The promise shown by the teenage John Stones has not been fulfilled to the maximum extent possible despite, or maybe because of, playing for the manager recognised as probably currently the world's best in club football. I've lost faith in Stones. So, possibly, has Pep Guardiola, preferring the superannuated Vincent Kompany to him through much of the last season.

Gareth Southgate had faith and moved away from his policy of picking players who are playing regularly for their club team. David Walsh, writing in the Sunday Times last week was more sympathetic to both Stones and Southgate, saying that the England manager had little choice as the alternative, Joe Gomez, had also hardly played for his club side lately having just recovered from injury. But hang on - there was a third centre half in the party, Michael Keane. Keane was a fixture in Everton's side and was a key part of their strong run in, with no goals conceded in their games against Arsenal, Chelsea, Manchester United and Liverpool. Keane has played seven times for England, the last as recently as March, when he scored against Montenegro. Keane isn't a silky smooth footballer like Stones but he can pass and, rather importantly for a centre-back, he can defend. And he is used to playing with England's regular goalkeeper, Everton's Jordan Pickford. Sorry, David, you're plain wrong; Southgate had a choice a made the wrong one.

Everton sold Stones for about twice the price they paid for Keane. I wouldn't swap them myself at the moment if the valuation was the other way around.


P.S. Broken Stones 2 because Broken Stones was my post of 16 June 2016 about Paul Weller, that being the title of his song inspired by Marvin Gaye and which does achieve a Marvin Gaye like feel. Fortunately the Marvin Gaye Estate didn't sue Weller, or at least not yet. I still find it incredible that the estate's case against Robin Thicke and Pharrell Williams over the alleged similarity of their song Blurred Lines to Gaye's Got To Give It Up was sustained at appeal in March 2018 by a two to one majority verdict*.
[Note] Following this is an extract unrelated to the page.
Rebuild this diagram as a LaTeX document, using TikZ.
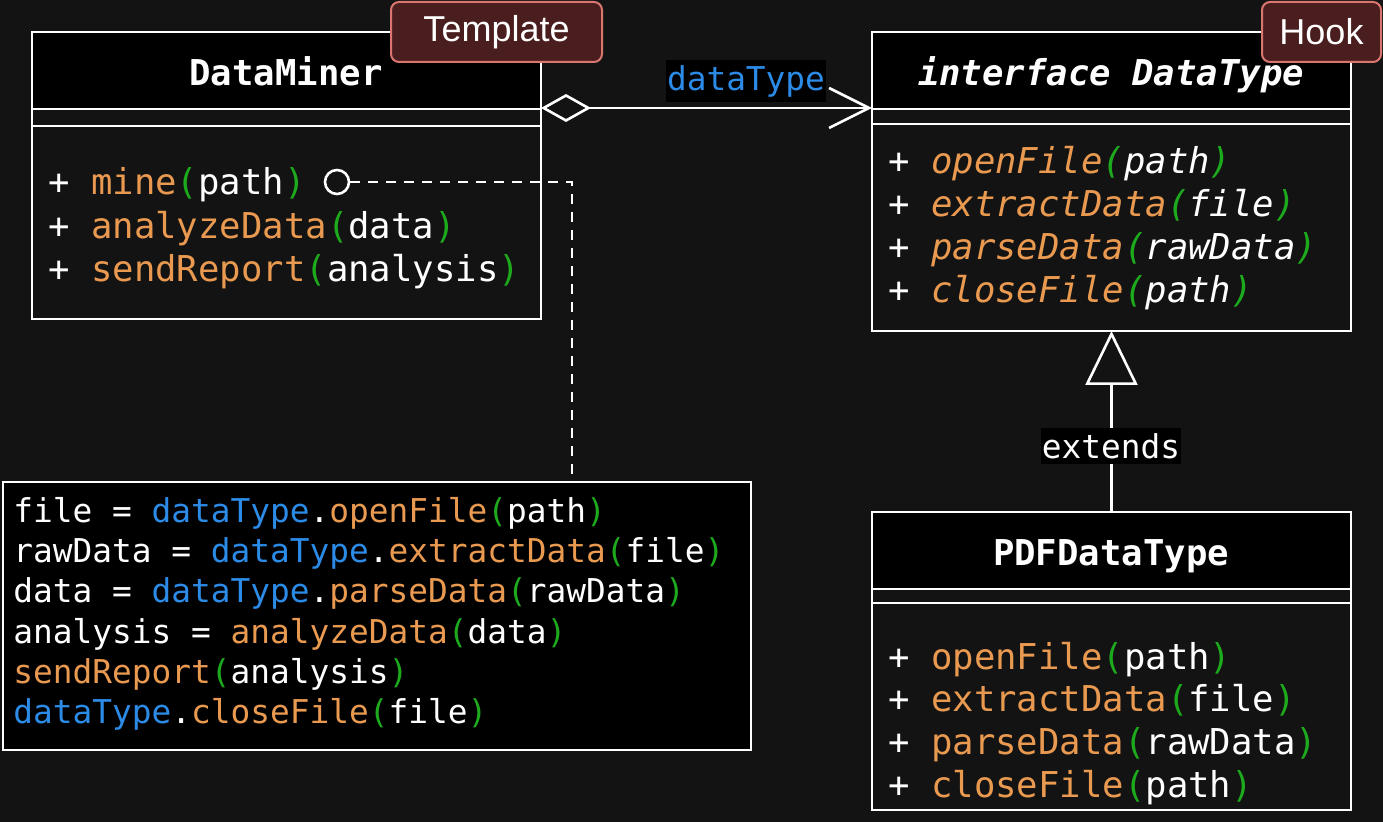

The dissenting judge said the decision let the Gayes “accomplish what no one has before: copyright a musical style,” and expanded the potential for further copyright litigation. She said the songs differed in harmony, melody and rhythm and the verdict "strikes a devastating blow to future musicians and composers everywhere".  The only common factor was the party feel of the two songs. Party feel wasn't exactly novel when Gaye did it: I'm sure Trini Lopez's If I Had a Hammer 15 years earlier in 1962 couldn't have been the first such song. But wait, Gaye's song also influenced Michael Jackson's Shake Your Body and Don't Stop Til You Get Enough. Jackson adapted Gaye's chant of "let's dance, let's shout, gettin' funky what it's all about" to "let's dance, let's shout, shake your body down to the ground" on the former, which sounds pretty similar to me. But Jackson's estate could presumably hire better lawyers than Thicke and probably Gaye's estate too.....

All popular music is derivative, with generally a modest amount of something novel or different in any song, a bit like most PhD theses. The case sets a troubling precedent which could stifle the creative process of building on what's been done before.

https://www.reuters.com/article/us-music-blurredlines/marvin-gaye-family-prevails-in-blurred-lines-plagiarism-case-idUSKBN1GX27P


1 comment:

  1. I enjoyed reading this one Phil. I've often pondered on those footballers who don't seem to live up to their potential. Character flaws will be at the root I guess but also whatever happened to the hard and strict management of Shankly and Clough? They must have saved many a young lad from letting fame go to their head. Now a days though strict and hard management will probably lead to the young lads flouncing off to where they don't get a hard time. Young players hold all the cards these days and it's not in their interests. How many of them will look back and realise they could have been great rather than good?